That’s me. The guy who has 6+ people to manage has to figure out business plans and a much of non-technical stuff that has no doubt resulted in permanent brain damage.

Your manager is code reviewing all the changes by his direct reports. A task that takes a few minutes every day… unless there are no comments. I know that your manager should be able to immediately see what the code does. But remember your manager is an “idiot”. Unfortunately for you, he signs your paycheck.

Also unfortunately for you, if your manager doesn’t immediately understand your change — you are an “idiot” in his eyes.

You have also just turned a 15-minute task into a 2-hour task. He didn’t really want to be home with his family.

Your co-workers are idiots

Lets agree, your code was stellar but then your co-workers came in and mucked it up. They did a stupid refactoring and broke everything.

The code was “obvious” but not to them.

You are an idiot

Your manager returns from a two-week vacation and is code reviewing 2 weeks of changes. Your manager is asking about a “odd” change that you did 14 days ago.

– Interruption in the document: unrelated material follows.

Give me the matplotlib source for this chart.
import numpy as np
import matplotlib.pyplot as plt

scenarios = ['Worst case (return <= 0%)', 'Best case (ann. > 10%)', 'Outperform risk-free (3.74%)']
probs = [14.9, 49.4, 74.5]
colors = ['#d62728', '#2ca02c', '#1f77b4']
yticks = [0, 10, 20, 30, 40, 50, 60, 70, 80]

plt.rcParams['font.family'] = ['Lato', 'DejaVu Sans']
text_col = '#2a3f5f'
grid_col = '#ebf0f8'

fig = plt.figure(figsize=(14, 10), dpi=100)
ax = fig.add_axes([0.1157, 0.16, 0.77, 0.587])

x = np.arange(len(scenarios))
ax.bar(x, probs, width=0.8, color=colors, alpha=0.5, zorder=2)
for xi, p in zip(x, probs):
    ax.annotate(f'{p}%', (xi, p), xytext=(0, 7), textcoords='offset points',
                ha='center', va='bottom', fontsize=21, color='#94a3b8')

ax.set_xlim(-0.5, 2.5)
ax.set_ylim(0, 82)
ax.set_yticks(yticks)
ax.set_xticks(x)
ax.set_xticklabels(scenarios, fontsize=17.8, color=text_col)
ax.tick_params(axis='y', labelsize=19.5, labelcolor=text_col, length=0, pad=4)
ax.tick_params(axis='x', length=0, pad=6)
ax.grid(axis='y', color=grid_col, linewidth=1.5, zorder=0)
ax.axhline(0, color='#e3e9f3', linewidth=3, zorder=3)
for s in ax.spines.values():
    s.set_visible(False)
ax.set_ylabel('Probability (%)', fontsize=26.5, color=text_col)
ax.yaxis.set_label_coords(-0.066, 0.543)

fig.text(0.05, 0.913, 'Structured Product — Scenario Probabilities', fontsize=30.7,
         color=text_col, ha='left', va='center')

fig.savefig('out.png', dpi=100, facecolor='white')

  • Can you explain it clearly?
  • Do you remember your thinking at the time?
  • Alternative solutions that you tried and failed?

The product manager is an “idiot”

  1. Your stellar (comment-free) code is deployed into production.
  2. The product manager changes the product definition and a new feature is born.
  3. One of your (“idiot”) co-workers makes a change (but not to your code).
  4. The tests pass and 2am this Friday, the code is to be deployed
  5. You go out drinking.
  6. Your (“idiot”) manager deploys the code to production and it breaks.
  7. Unfortunately, it breaks in your code.
  8. Your manager looks at your code and can’t figure out why you wrote the code a certain way.
  9. Its 3am now. He calls you up. Are you going to remember why and are you going to be able to help him?

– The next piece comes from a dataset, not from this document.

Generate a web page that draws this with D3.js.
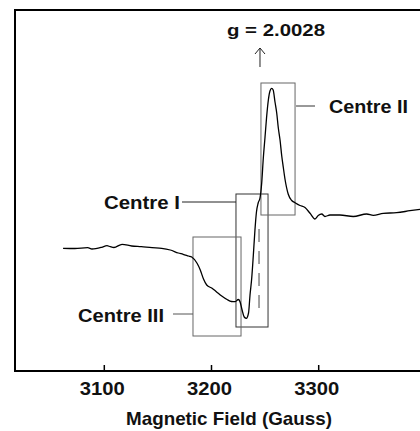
<!DOCTYPE html>
<html>
<head>
<meta charset="utf-8">
<script src="https://cdn.jsdelivr.net/npm/d3@7"></script>
<style>
  html, body { margin: 0; padding: 0; background: #fff; }
  svg { display: block; }
  text { font-family: "Liberation Sans", Arial, sans-serif; font-weight: bold; fill: #111; }
</style>
</head>
<body>
<svg id="chart" width="420" height="431"></svg>
<script>
// EPR first-derivative spectrum: magnetic field (G) vs signal (arbitrary units)
const field = [3062, 3073, 3085, 3089, 3098, 3103, 3106, 3109.5, 3117, 3126, 3135, 3145, 3154,
  3162, 3169.5, 3174, 3179, 3182, 3187, 3190, 3193, 3196, 3201, 3205, 3210, 3215, 3219, 3222.4,
  3225.5, 3227, 3229, 3231, 3233, 3235, 3236.4, 3238, 3239.5, 3241, 3242.4, 3244, 3245.7, 3247.3,
  3248.8, 3250.4, 3251.8, 3253.5, 3255, 3256.6, 3258, 3259.7, 3261.3, 3262.8, 3264.4, 3266,
  3267.4, 3269, 3272, 3275.3, 3278.4, 3283, 3287.7, 3292.4, 3297, 3300, 3303.3, 3306.3, 3311,
  3320.3, 3332.7, 3345.2, 3351.4, 3360.7, 3373.2, 3385.6, 3395];
const signal = [-0.3, -0.5, 0.3, -1, 0.7, 2.3, 1.3, 0.5, 3.7, 2, 1.3, 0.3, -0.3,
  -2, -5, -6.3, -8, -9, -15.3, -22, -31, -37, -40.3, -43.7, -48, -51.5, -53.5, -53.7,
  -51.5, -53.5, -62, -69, -70.3, -65, -47, -30, -7, 18, 36, 45, 50, 65,
  90, 111, 130, 148, 157, 159.7, 158, 146, 135, 120, 108, 92,
  81, 69, 54, 47.5, 45.3, 42.5, 40.5, 34.7, 29, 32.5, 34, 31.5, 33,
  33, 31.5, 34, 32.7, 34.7, 35.3, 37.3, 38.7];

const tickValues = [3100, 3200, 3300];
const axisTitle = "Magnetic Field (Gauss)";

// Paramagnetic centres: label, field span (G), signal span (a.u.)
const centreNames = ["Centre I", "Centre II", "Centre III"];
const centreField = [[3223.3, 3253.2], [3246.6, 3278.4], [3183.2, 3228]];
const centreSignal = [[54, -79], [165, 33], [11, -88]];

const gLabel = "g = 2.0028";
const gField = 3245.7;
const dashField = 3244.8;
const dashSignal = [19, -67];

const svg = d3.select("#chart");
const x = d3.scaleLinear().domain([3050, 3400]).range([50.2, 425.4]);
const y = d3.scaleLinear().domain([-123, 239]).range([371, 9]);

// wide bold lettering
function label(xp, yp, str, size, width, anchor) {
  return svg.append("text").attr("x", xp).attr("y", yp)
    .attr("text-anchor", anchor || "start").attr("font-size", size)
    .attr("textLength", width).attr("lengthAdjust", "spacingAndGlyphs")
    .text(str);
}

// frame: left and top edges
svg.append("path")
  .attr("d", `M15,371V10H420`)
  .attr("fill", "none").attr("stroke", "#000").attr("stroke-width", 2);

// bottom axis with inward ticks
const axis = d3.axisBottom(x).tickValues(tickValues).tickSizeInner(-6).tickSizeOuter(0).tickPadding(16)
  .tickFormat(d3.format("d"));
const gAxis = svg.append("g").attr("transform", `translate(0,${y(-123)})`).call(axis);
gAxis.select(".domain").attr("d", "M14,0H420").attr("stroke", "#000").attr("stroke-width", 2);
gAxis.selectAll(".tick line").attr("stroke", "#000").attr("stroke-width", 1.5);
gAxis.selectAll(".tick text")
  .attr("font-family", "Liberation Sans, Arial, sans-serif")
  .attr("font-weight", "bold").attr("font-size", 19).attr("fill", "#111")
  .attr("textLength", 45).attr("lengthAdjust", "spacingAndGlyphs")
  .attr("x", -2).attr("y", 0).attr("dy", 24);

label(229, 425, axisTitle, 19, 206, "middle");

// centre boxes
const boxStroke = ["#333", "#666", "#666"];
centreNames.forEach((name, i) => {
  const [f0, f1] = centreField[i];
  const [s0, s1] = centreSignal[i];
  svg.append("rect")
    .attr("x", x(f0)).attr("y", y(s0))
    .attr("width", x(f1) - x(f0)).attr("height", y(s1) - y(s0))
    .attr("fill", "none").attr("stroke", boxStroke[i]).attr("stroke-width", 1);
});

// dashed line marking g position
svg.append("line")
  .attr("x1", x(dashField)).attr("x2", x(dashField))
  .attr("y1", y(dashSignal[0])).attr("y2", y(dashSignal[1]))
  .attr("stroke", "#444").attr("stroke-width", 1).attr("stroke-dasharray", "13,9");

// spectrum trace
const line = d3.line().x((d, i) => x(field[i])).y((d, i) => y(signal[i])).curve(d3.curveMonotoneX);
svg.append("path").datum(field).attr("d", line)
  .attr("fill", "none").attr("stroke", "#000").attr("stroke-width", 1.3);

// labels and leader lines
const boxI = centreField[0], boxII = centreField[1], boxIII = centreField[2];
svg.append("line").attr("x1", x(boxII[1]) + 1).attr("x2", 315).attr("y1", 106).attr("y2", 106)
  .attr("stroke", "#333").attr("stroke-width", 1);
label(329, 113, centreNames[1], 19, 79);

svg.append("line").attr("x1", 182).attr("x2", x(boxI[0])).attr("y1", 202).attr("y2", 202)
  .attr("stroke", "#222").attr("stroke-width", 1);
label(104, 209, centreNames[0], 19, 76);

svg.append("line").attr("x1", 173).attr("x2", x(boxIII[0])).attr("y1", 314).attr("y2", 314)
  .attr("stroke", "#555").attr("stroke-width", 1);
label(78, 322, centreNames[2], 19, 86);

// g-value marker
const gx = x(gField);
svg.append("path").attr("d", `M${gx},67V48M${gx - 5},54L${gx},48L${gx + 5},54`)
  .attr("fill", "none").attr("stroke", "#222").attr("stroke-width", 1);
label(227, 36, gLabel, 17, 98);
</script>
</body>
</html>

Lets pretend that the test coverage is better and the problem is discovered before deployment. But your change was made 3 months ago, are you going to be able to explain the thought process for the change?

Your client is an “idiot”

You are independent and you take on clients. Your new client is a non-technical person who needs your awesome coding skills. Now you are in trouble. A non-technical product manager and a non-technical manager (they are paying you!).

But your code is self-documenting right?

Not to them. The product is late. The doubts grow in their head. They ask a friend to look at your code. Their friend (“another idiot!”) says the code looks like garbage and he cannot tell why you wrote the code a certain way. The client starts to push back on paying your invoices. Things get ugly.

Code Review #6 – ‘Too smart’ aka scared of being dumb

Tuesday, May 6th, 2008

One of the biggest failing junior developers have is that they are too ’smart’. ‘Too smart’??? How can someone be ‘too smart’? Actually pretty easily.

‘Too smart’ is when the person spent hours looking at a problem. And the next day she/he

  • realizes the specs would require violating the speed-of-light;
  • or has the product manager come up to them and say, “Oh yeah, there was a typo in the spec and it should have said ‘… NOT …’”;
  • or the product manager/tech lead (when asked) says, “that’s not what I meant”;
  • or the product manager/tech lead (when asked) says, “I didn’t consider that case” (or don’t worry about that case now);
  • or is told by a fellow developer, “oh I ran into that problem last week and on the 3rd page of the documentation, a workaround solution to that problem is described.”;
  • or discovers they were working on an old version of the code and upgrading to the latest version of code or libraries, solves the problem;
  • or finally another developer looks at the problem and points out a simple condition that has been reversed;
  • or…

In all cases, the person (doesn’t have to be a developer) violated the 20-minute rule. Quite simply the 20-minute rule says

“If you are stuck for more than 20 minutes, and you are no closer to understanding the source of the problem – then ask for help”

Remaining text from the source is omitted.